14

We've been running a server on a VM at a hosting company, and have just signed up for a dedicated host (AMD Opteron 3250, 4 cores, 8GB RAM, 2 x 1TB in software RAID, ext3).

While running performance tests, we noticed that some SQLite transations (combination of inserts, deletes and/or updates) were taking 10x to 15x longer than on my 2010 MacBook Pro.

After lots of googling and reading, we got to look at the mount options, which were:

    data=ordered,barrier=1

We've done some experimenting, and got best performance with

    data=writeback,barrier=0

I've read up on these, and understand the basics of what they're doing, but I don't have a good sense / feel for whether it's a good idea for us to run like this?

Questions

Is the above config even sensible to consider for a hosted service?
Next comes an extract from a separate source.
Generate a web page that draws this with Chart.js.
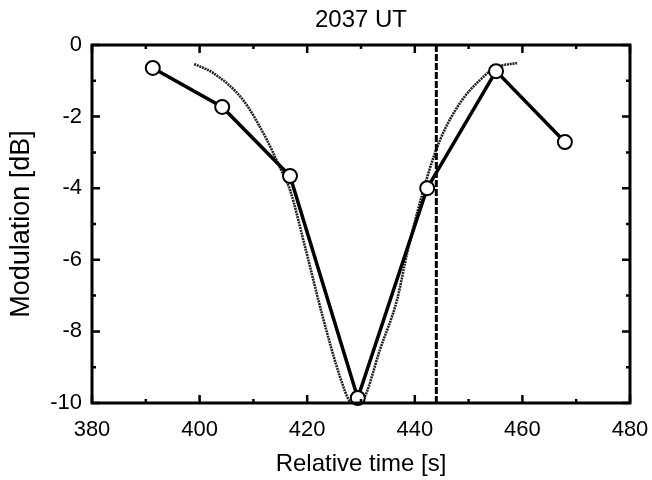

If we had a power outage, or hard crash, then we might end up with data being lost, or files corrupted. If we were taking snapshots of the DB every 15 minutes, that might mitigate the situation, but the DB might not be sync'd when the snapshot is taken. How should (can?) we ensure the integrity of such a snapshot?

Are there other options we should be considering?

Thanks

Huygens
  • 1,678
  • 2
  • 19
  • 36
NeilB
  • 243
  • 1
  • 2
  • 9
  • Many factors are involved. Do you expect many hard crashes? Do you have a UPS (or something equivalent) connected to your hosted machine? Did you do some benchmarking with other file systems (e.g. ext4, XFS, etc.)? Can you control ((de)activate) the HDD cache? How did you configure your software RAID? Are you HDD properly aligned (if having 4K blocks)? – Huygens Mar 11 '13 at 15:40
  • We don't expect many hard crashes. We don't have a UPS. The machine spec was a standard "off the shelf" from the hosting company, so: we didn't benchmark other fs, ext3 is what we got. Don't know on the HDD cache, will look into that, and similarly for RAID and HDD alignment. Thanks. – NeilB Mar 11 '13 at 17:38
  • Another question I forgot is how much history worth can you afford to lose? Or you can't afford any lost? Note: SQLite supports snapshot, or in other words backing up a running database. https://www.sqlite.org/backup.html – Huygens Mar 11 '13 at 18:29
  • What is your kernel version? Barriers are honored by md since 2.6.33, not in previous kernel release. – Huygens Mar 12 '13 at 10:45
  • uname -r reports "2.6.32-220.2.1.el6.x86_64". What's "md"? If barriers aren't honoured in this version of the kernel, why did I see a performance improvement when turning off barriers? – NeilB Mar 12 '13 at 11:37
  • Red Hat does a lot of backporting from stuff in newer kernel release into their current supported release. So it is kind of more difficult to know what their kernel version actually supports. `md` stands for multiple devices, it is the layer you configure with `mdadm` when you do software RAID-1. – Huygens Mar 12 '13 at 16:02

2 Answers2

16

First advice
If you cannot afford to lose any data (I mean once a user entered new data, if that cannot be lost in the coming seconds) and because you do not have something like a UPS, then I would not remove the write barrier, neither would I switch to writeback.

Removing write barriers
If you remove write barrier, then in case of crash or power loss, the file system will need to do a fsck to repair the disk structure (note that even with barrier ON, most journaling file system would still do a fsck even though the replay of the journal should have been sufficient). When removing write barrier, it is advisable to remove any disk caching (at the hardware) if possible, this helps minimizing the risk. You should benchmark the impact of such a change though. You can try this command (if your hardware supports it) hdparm -W0 /dev/<your HDD>.
Note that ext3 uses 2 barriers for on metadata change, whereas ext4 uses only one when using the mount option journal_async_commit.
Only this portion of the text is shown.